On a computer that is used by multiple people, such as my family's shared desktop, different users make many different changes to their photos and documents every day. A daily list of modified files would be quite large and no single person would be able to vet the list for unexpected entries. Even worse, these days not every document or image is stored as its own file with a meaningful name: many of my family's photographs live inside Apple's proprietary Photos Library, which uses UUIDs for filenames. How could anyone tell whether a file change is deliberate or not if all they have is an opaque identifier? When documents are stored in a database, the problem is even worse.

As long as we have complete backups, any corrupted files can be restored once the corruption is noticed. However, I was prompted to write this article after I discovered that many of my family photos had been corrupted months earlier. Photographs are a prime example of data that are both valuable and long-lived — decades into the future, I want to be able to look at photos of my children when they were growing up — but which are not frequently manually checked. I do not go over my entire photo collection every day. Restoring individual files from backup, when many other files had genuinely changed over the same period, was an extremely painful and tedious process. The sooner the corruption is detected, the easier it is to repair.

I have not seen any discussion of this problem — all technical discussions around data corruption seem to begin and end with checksums — and I am not aware of any good solutions. Applications such as Beyond Compare are good at graphically displaying the differences between multiple file types: perhaps what we need is the ability to use such a tool to compare the current state of a user's files with the last manually-verified backup. Some way to compare different backups in order to determine the last uncorrupted version would also be helpful. Maybe this could be semi-automated with ZFS snapshots and Beyond Compare? With my current tooling, restoring multiple backups from an external drive and comparing them all is very slow and laborious.
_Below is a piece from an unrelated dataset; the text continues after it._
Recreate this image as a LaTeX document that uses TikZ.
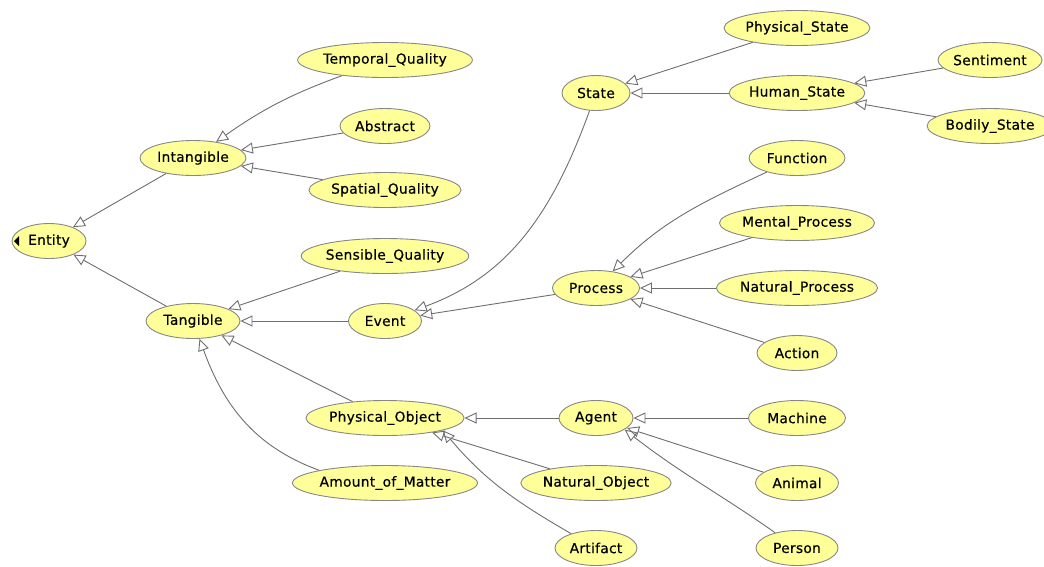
\documentclass[tikz,border=0pt]{standalone}
\usepackage{fontspec}
\newfontfamily\nodefont{DejaVu Sans}[LetterSpace=2, FakeBold=0.4]
\usetikzlibrary{shapes.geometric,arrows.meta}
\definecolor{nodefill}{RGB}{255,255,153}
\definecolor{nodeline}{RGB}{135,135,135}
\definecolor{edgecol}{RGB}{110,110,110}
\tikzset{
  cls/.style={ellipse, draw=nodeline, fill=nodefill, line width=0.9pt, minimum height=35pt, inner sep=0pt, font=\nodefont\fontsize{13.8}{15}\selectfont},
  isa/.style={draw=edgecol, line width=0.9pt, -{Triangle[open, length=12pt, width=11pt]}}
}
\begin{document}
\begin{tikzpicture}[x=1pt,y=-1pt]
\useasboundingbox (0,0) rectangle (1044,566);
% nodes
\node[cls, minimum width=74pt] (entity) at (49,241) {Entity};
\node[cls, minimum width=106pt] (intang) at (193,158) {Intangible};
\node[cls, minimum width=165pt] (temporal) at (385,60) {Temporal\_Quality};
\node[cls, minimum width=90pt] (abstract) at (385,126) {Abstract};
\node[cls, minimum width=146pt] (spatial) at (385,190) {Spatial\_Quality};
\node[cls, minimum width=94pt] (tang) at (193,321) {Tangible};
\node[cls, minimum width=154pt] (sensible) at (385,256) {Sensible\_Quality};
\node[cls, minimum width=73pt] (event) at (385,321) {Event};
\node[cls, minimum width=152pt] (physobj) at (385,418) {Physical\_Object};
\node[cls, minimum width=167pt] (matter) at (385,483) {Amount\_of\_Matter};
\node[cls, minimum width=68pt] (state) at (596,93) {State};
\node[cls, minimum width=141pt] (physstate) at (797,28) {Physical\_State};
\node[cls, minimum width=130pt] (humstate) at (797,93) {Human\_State};
\node[cls, minimum width=104pt] (sentiment) at (990,60) {Sentiment};
\node[cls, minimum width=120pt] (bodily) at (990,126) {Bodily\_State};
\node[cls, minimum width=96pt] (function) at (797,158) {Function};
\node[cls, minimum width=146pt] (mental) at (797,223) {Mental\_Process};
\node[cls, minimum width=148pt] (natproc) at (797,288) {Natural\_Process};
\node[cls, minimum width=80pt] (action) at (797,353) {Action};
\node[cls, minimum width=87pt] (process) at (596,288) {Process};
\node[cls, minimum width=74pt] (agent) at (596,418) {Agent};
\node[cls, minimum width=144pt] (natobj) at (596,483) {Natural\_Object};
\node[cls, minimum width=82pt] (artifact) at (596,548) {Artifact};
\node[cls, minimum width=97pt] (machine) at (797,418) {Machine};
\node[cls, minimum width=83pt] (animal) at (797,483) {Animal};
\node[cls, minimum width=82pt] (person) at (797,548) {Person};
% expand marker on Entity
\fill[black] (14,241) -- (19,236) -- (19,246) -- cycle;
% edges
\draw[isa] (intang) -- (entity);
\draw[isa] (tang) -- (entity);
\draw[isa] (temporal) to[out=200, in=35] (intang);
\draw[isa] (abstract) -- (intang);
\draw[isa] (spatial) -- (intang);
\draw[isa] (sensible) -- (tang);
\draw[isa] (event) -- (tang);
\draw[isa] (physobj) -- (tang);
\draw[isa] (matter.north west) to[out=160, in=-70] (tang);
\draw[isa] (state) to[out=-110, in=20] (event);
\draw[isa] (process) -- (event);
\draw[isa] (physstate) -- (state);
\draw[isa] (humstate) -- (state);
\draw[isa] (sentiment) -- (humstate);
\draw[isa] (bodily) -- (humstate);
\draw[isa] (function) to[out=205, in=45] (process);
\draw[isa] (mental) -- (process);
\draw[isa] (natproc) -- (process);
\draw[isa] (action) -- (process);
\draw[isa] (agent) -- (physobj);
\draw[isa] (natobj) -- (physobj);
\draw[isa] (artifact) to[out=150, in=-50] (physobj.-12);
\draw[isa] (machine) -- (agent);
\draw[isa] (animal) -- (agent);
\draw[isa] (person) to[out=145, in=-38] (agent.-22);
\end{tikzpicture}
\end{document}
Anyway, the rest of this article documents my mundane backup strategy.

Collection in one place

The first step is to collect all our data in a single place. One day, I would like to get a NAS that we can all use from our various different devices. But at the moment, I use the family's shared desktop, a 2014 iMac, as the shared store. Files from our other computers are periodically copied to the iMac using Unison or rsync.

On-site backup

The "2" of the "3-2-1" backup strategy is provided by Apple's Time Machine software, backing up to an external USB drive. Time Machine cannot be relied on to save all your data (see below) so it is definitely not sufficient alone — but it has a very convenient UI and works well as the first step when looking for a backup.

Off-site backup

Off-site storage is provided by Backblaze B2. I originally chose B2 just because it is so much cheaper than most other cloud storage services but I've actually since been really happy with the functionality that it offers.

The backups are performed using rclone with an extremely simple script:

$ cat /usr/local/bin/offsite-backup.sh
#!/bin/sh
set -eux

/usr/local/bin/rclone --fast-list --transfers=32 sync --links /Users/cc/Documents b2:cc-docs
/usr/local/bin/rclone --fast-list --transfers=32 sync --links /Users/cc/Pictures b2:cc-pics

Where cc-docs and cc-pics are B2 buckets. The real script has more lines in it: everyone in the family has a user account on the iMac and a couple of B2 buckets for their documents and their pictures.
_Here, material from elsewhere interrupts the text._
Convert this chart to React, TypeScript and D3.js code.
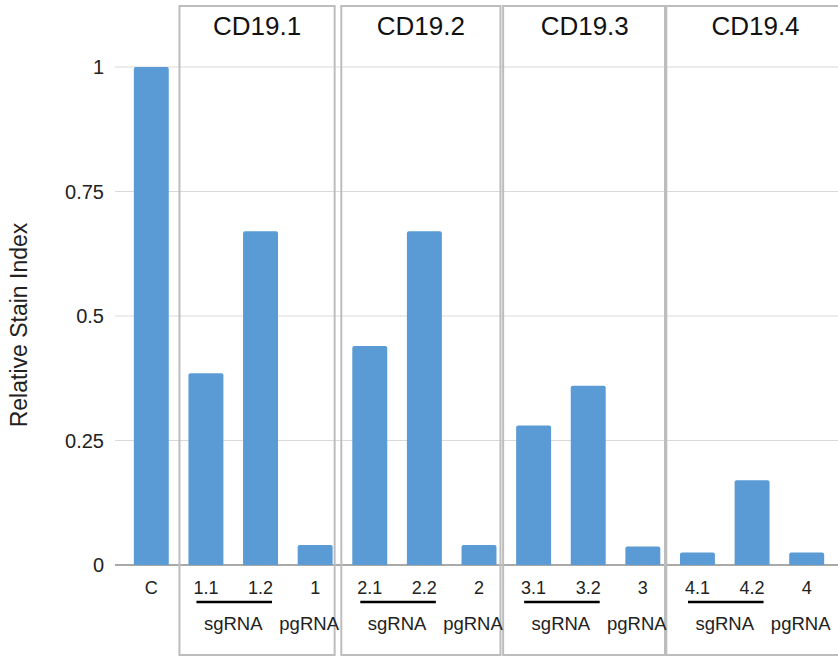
import React from "react";
import * as d3 from "d3";

const categories = ["C", "1.1", "1.2", "1", "2.1", "2.2", "2", "3.1", "3.2", "3", "4.1", "4.2", "4"];
const values = [1.0, 0.385, 0.67, 0.04, 0.44, 0.67, 0.04, 0.28, 0.36, 0.037, 0.025, 0.17, 0.025];
const panelTitles = ["CD19.1", "CD19.2", "CD19.3", "CD19.4"];
const yTicks = [0, 0.25, 0.5, 0.75, 1];
const yTickLabels = ["0", "0.25", "0.5", "0.75", "1"];
const groupLabels = ["sgRNA", "pgRNA"];
const yTitle = "Relative Stain Index";

const W = 838;
const H = 656;
const font = "'Liberation Sans', Arial, sans-serif";

export default function App() {
  const x = d3.scaleBand().domain(categories).range([124, 834]).paddingInner(0.36).paddingOuter(0.18);
  const y = d3.scaleLinear().domain([0, 1]).range([565, 67]);
  const bw = x.bandwidth();

  const panels = panelTitles.map((t, i) => {
    const cats = categories.slice(1 + i * 3, 4 + i * 3);
    const left = x(cats[0])! - 9 - i * 2;
    const right = i === panelTitles.length - 1 ? W + 8 : x(cats[2])! + bw + 2 + i * 2;
    return { title: t, cats, left, right };
  });

  return (
    <div style={{ position: "absolute", left: 0, top: 0 }}>
      <svg width={W} height={H} style={{ display: "block", background: "#fff" }}>
        {/* gridlines */}
        {yTicks.map((t) => (
          <line key={t} x1={115} x2={W} y1={y(t)} y2={y(t)} stroke={t === 0 ? "#8c8c8c" : "#d9d9d9"} strokeWidth={t === 0 ? 1.5 : 1.2} />
        ))}
        {yTicks.map((t, i) => (
          <text key={"yl" + t} x={104} y={y(t) + 7} textAnchor="end" fontFamily={font} fontSize={20} fill="#222">
            {yTickLabels[i]}
          </text>
        ))}
        <text transform={`translate(27,${(y(0) + y(1)) / 2 + 9}) rotate(-90)`} textAnchor="middle" fontFamily={font} fontSize={23} fill="#222">
          {yTitle}
        </text>

        {/* panel boxes */}
        {panels.map((p) => (
          <g key={p.title}>
            <rect x={p.left} y={6} width={p.right - p.left} height={H - 7} fill="none" stroke="#bdbdbd" strokeWidth={2} />
            <text x={(p.left + p.right) / 2} y={35} textAnchor="middle" fontFamily={font} fontSize={26} fill="#111">
              {p.title}
            </text>
          </g>
        ))}

        {/* bars */}
        {categories.map((c, i) => (
          <path
            key={c}
            d={`M${x(c)},${y(0)}V${y(values[i]) + 2}q0,-2 2,-2h${bw - 4}q2,0 2,2V${y(0)}Z`}
            fill="#5b9bd5"
          />
        ))}

        {/* category labels */}
        {categories.map((c) => (
          <text key={"xl" + c} x={x(c)! + bw / 2} y={594} textAnchor="middle" fontFamily={font} fontSize={18} fill="#222">
            {c}
          </text>
        ))}

        {/* group labels */}
        {panels.map((p) => {
          const a = x(p.cats[0])!;
          const b = x(p.cats[1])! + bw;
          const pg = x(p.cats[2])! + bw / 2 - 6;
          return (
            <g key={"g" + p.title}>
              <line x1={a + 8} x2={b - 6} y1={602} y2={602} stroke="#000" strokeWidth={2.5} />
              <text x={(a + b) / 2} y={630} textAnchor="middle" fontFamily={font} fontSize={18.5} fill="#222">
                {groupLabels[0]}
              </text>
              <text x={pg} y={630} textAnchor="middle" fontFamily={font} fontSize={18.5} fill="#222">
                {groupLabels[1]}
              </text>
            </g>
          );
        })}
      </svg>
    </div>
  );
}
The buckets have versioning enabled, so all old versions of files are retained. That's very important! Apple's Time Machine does not retain all versions of the files that it backs up: it keeps hourly backups for a day, then daily backups for a month, and then weekly backups after that. This means that you cannot rely on Time Machine to repair corrupted data. If you make a deliberate change to a file mid-week and then the file is corrupted before the end of the week, your change will be lost: Time Machine will only retain the versions before your change and the corrupted version. If the change was actually the original creation of the file, then the whole file could be lost. When my family photos were corrupted, there were a few cases in which Time Machine had lost the photo entirely and the only surviving copy was in Backblaze B2.

The rclone configuration is also very simple:

$ cat /Users/cc/.config/rclone/rclone.conf
[b2]
type = b2
account = c981ad2e78f9
key = 619d8af581bb867f157de44f2fae976e3cdbb1d180

The backup script is automatically run nightly at 3:30am by launchd. I want it to run regardless of who is logged in, so it needs to be a LaunchDaemon rather than a LaunchAgent. And it will run as root rather than my own user because it will backup files from other family members' home directories as well as my own.
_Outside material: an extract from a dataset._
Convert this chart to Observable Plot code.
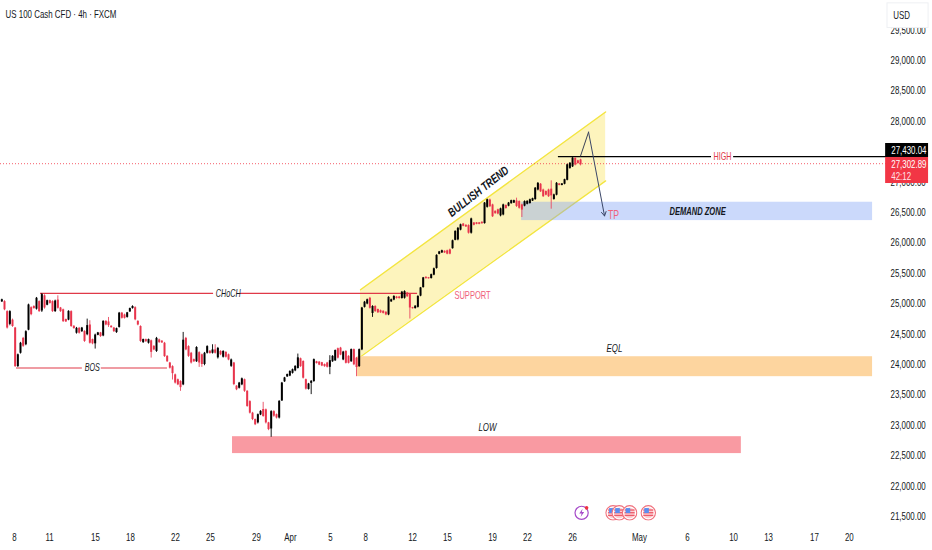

Ideally, I would have a separate user for running backups and everyone would ensure that the files they want backed up are readable by that user. But that's not going to happen any time soon in this household so I'd rather take the risk of running rclone as root than the risk of failing to backup something important. Since it is running as root, I need to set XDG_CONFIG_HOME so that rclone will find the right configuration file:

$ cat /Library/LaunchDaemons/com.cc.rclone.plist 
<?xml version="1.0" encoding="UTF-8"?>
<!DOCTYPE plist PUBLIC "-//Apple//DTD PLIST 1.0//EN" "http://www.apple.com/DTDs/PropertyList-1.0.dtd">
<plist version="1.0">
	<dict>
		<key>Label</key>
		<string>com.cc.rclone</string>
		<key>EnvironmentVariables</key>
		<dict>
			<key>XDG_CONFIG_HOME</key>
			<string>/Users/cc/.config</string>
		</dict>
		<key>Program</key>
		<string>/usr/local/bin/offsite-backup.sh</string>
		<key>StandardOutPath</key>
		<string>/var/log/rclone.stdout</string>
		<key>StandardErrorPath</key>
		<string>/var/log/rclone.stderr</string>
		<key>StartCalendarInterval</key>
		<dict>
			<key>Hour</key>
			<integer>3</integer>
			<key>Minute</key>
			<integer>30</integer>
		</dict>
	</dict>
</plist>

Though I use Apple's Photos application to organise my photographs, solely because it is the only way to conveniently share photos between Apple devices, I do not like having my data locked up in Apple's proprietary format. So the final step in my backup system is a small AppleScript program to export photos. I run this to copy all my photographs out of Photos, retaining the album and folder structure as directories, and it is this export that is backed up to Backblaze B2.